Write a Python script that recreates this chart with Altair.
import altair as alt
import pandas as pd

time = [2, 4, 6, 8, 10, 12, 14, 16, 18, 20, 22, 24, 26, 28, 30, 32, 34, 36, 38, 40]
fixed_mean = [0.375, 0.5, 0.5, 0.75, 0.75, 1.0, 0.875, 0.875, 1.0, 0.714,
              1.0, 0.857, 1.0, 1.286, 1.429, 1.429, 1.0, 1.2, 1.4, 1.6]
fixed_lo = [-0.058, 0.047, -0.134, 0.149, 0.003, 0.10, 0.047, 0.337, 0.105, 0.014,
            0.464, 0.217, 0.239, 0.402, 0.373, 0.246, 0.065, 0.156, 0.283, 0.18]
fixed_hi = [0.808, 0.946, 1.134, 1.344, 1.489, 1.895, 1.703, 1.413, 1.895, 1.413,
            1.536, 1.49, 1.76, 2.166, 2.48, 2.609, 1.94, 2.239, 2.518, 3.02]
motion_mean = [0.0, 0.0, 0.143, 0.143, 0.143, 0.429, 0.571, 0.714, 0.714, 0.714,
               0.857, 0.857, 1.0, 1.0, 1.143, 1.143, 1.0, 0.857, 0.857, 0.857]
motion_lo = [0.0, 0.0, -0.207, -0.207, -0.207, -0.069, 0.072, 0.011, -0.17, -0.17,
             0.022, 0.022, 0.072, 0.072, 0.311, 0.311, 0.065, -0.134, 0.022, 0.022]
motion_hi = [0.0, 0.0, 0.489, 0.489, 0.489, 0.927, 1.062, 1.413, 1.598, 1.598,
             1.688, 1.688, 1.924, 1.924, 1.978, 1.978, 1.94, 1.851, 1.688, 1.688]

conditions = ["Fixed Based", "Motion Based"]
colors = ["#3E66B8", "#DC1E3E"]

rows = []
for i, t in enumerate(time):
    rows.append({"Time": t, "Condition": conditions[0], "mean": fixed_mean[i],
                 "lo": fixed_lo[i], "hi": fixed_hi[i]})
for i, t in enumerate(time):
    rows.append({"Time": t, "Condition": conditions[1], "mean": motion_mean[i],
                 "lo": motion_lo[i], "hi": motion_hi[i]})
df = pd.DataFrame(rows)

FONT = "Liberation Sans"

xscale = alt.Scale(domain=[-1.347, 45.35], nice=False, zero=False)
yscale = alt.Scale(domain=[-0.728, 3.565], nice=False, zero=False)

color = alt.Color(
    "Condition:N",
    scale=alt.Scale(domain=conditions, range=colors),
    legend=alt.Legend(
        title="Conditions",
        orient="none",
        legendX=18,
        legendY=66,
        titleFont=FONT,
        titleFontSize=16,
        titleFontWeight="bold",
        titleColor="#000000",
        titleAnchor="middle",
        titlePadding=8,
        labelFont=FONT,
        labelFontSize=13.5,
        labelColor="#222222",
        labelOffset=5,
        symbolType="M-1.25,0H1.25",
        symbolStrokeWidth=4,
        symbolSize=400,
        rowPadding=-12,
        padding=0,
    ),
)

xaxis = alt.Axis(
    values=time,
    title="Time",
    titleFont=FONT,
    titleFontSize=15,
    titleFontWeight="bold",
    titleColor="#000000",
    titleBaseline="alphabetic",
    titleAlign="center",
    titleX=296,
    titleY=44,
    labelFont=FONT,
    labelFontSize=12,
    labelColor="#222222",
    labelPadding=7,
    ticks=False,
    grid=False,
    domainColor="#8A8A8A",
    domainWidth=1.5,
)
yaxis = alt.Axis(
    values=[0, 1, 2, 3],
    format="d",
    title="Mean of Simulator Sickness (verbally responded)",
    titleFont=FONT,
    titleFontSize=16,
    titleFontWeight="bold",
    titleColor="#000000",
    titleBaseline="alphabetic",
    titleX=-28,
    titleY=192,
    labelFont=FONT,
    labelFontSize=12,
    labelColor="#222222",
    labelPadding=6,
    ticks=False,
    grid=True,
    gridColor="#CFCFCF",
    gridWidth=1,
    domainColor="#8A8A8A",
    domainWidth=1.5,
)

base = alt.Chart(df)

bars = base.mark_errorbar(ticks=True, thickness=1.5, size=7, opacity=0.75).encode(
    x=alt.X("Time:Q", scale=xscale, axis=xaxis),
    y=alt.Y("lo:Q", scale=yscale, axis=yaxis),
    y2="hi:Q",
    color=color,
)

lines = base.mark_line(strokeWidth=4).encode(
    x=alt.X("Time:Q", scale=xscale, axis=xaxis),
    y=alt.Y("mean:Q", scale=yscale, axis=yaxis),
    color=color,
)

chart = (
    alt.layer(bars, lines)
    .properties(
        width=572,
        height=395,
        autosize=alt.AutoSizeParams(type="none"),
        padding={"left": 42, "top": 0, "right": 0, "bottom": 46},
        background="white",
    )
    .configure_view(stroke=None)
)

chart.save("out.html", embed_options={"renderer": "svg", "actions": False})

The exercise - Only the lines from the beginning of the material to the line containing "import pandas as pd" should be echoed, verbatim and in full.

Answer in full -
Write a Python script that recreates this chart with Altair.
import altair as alt
import pandas as pd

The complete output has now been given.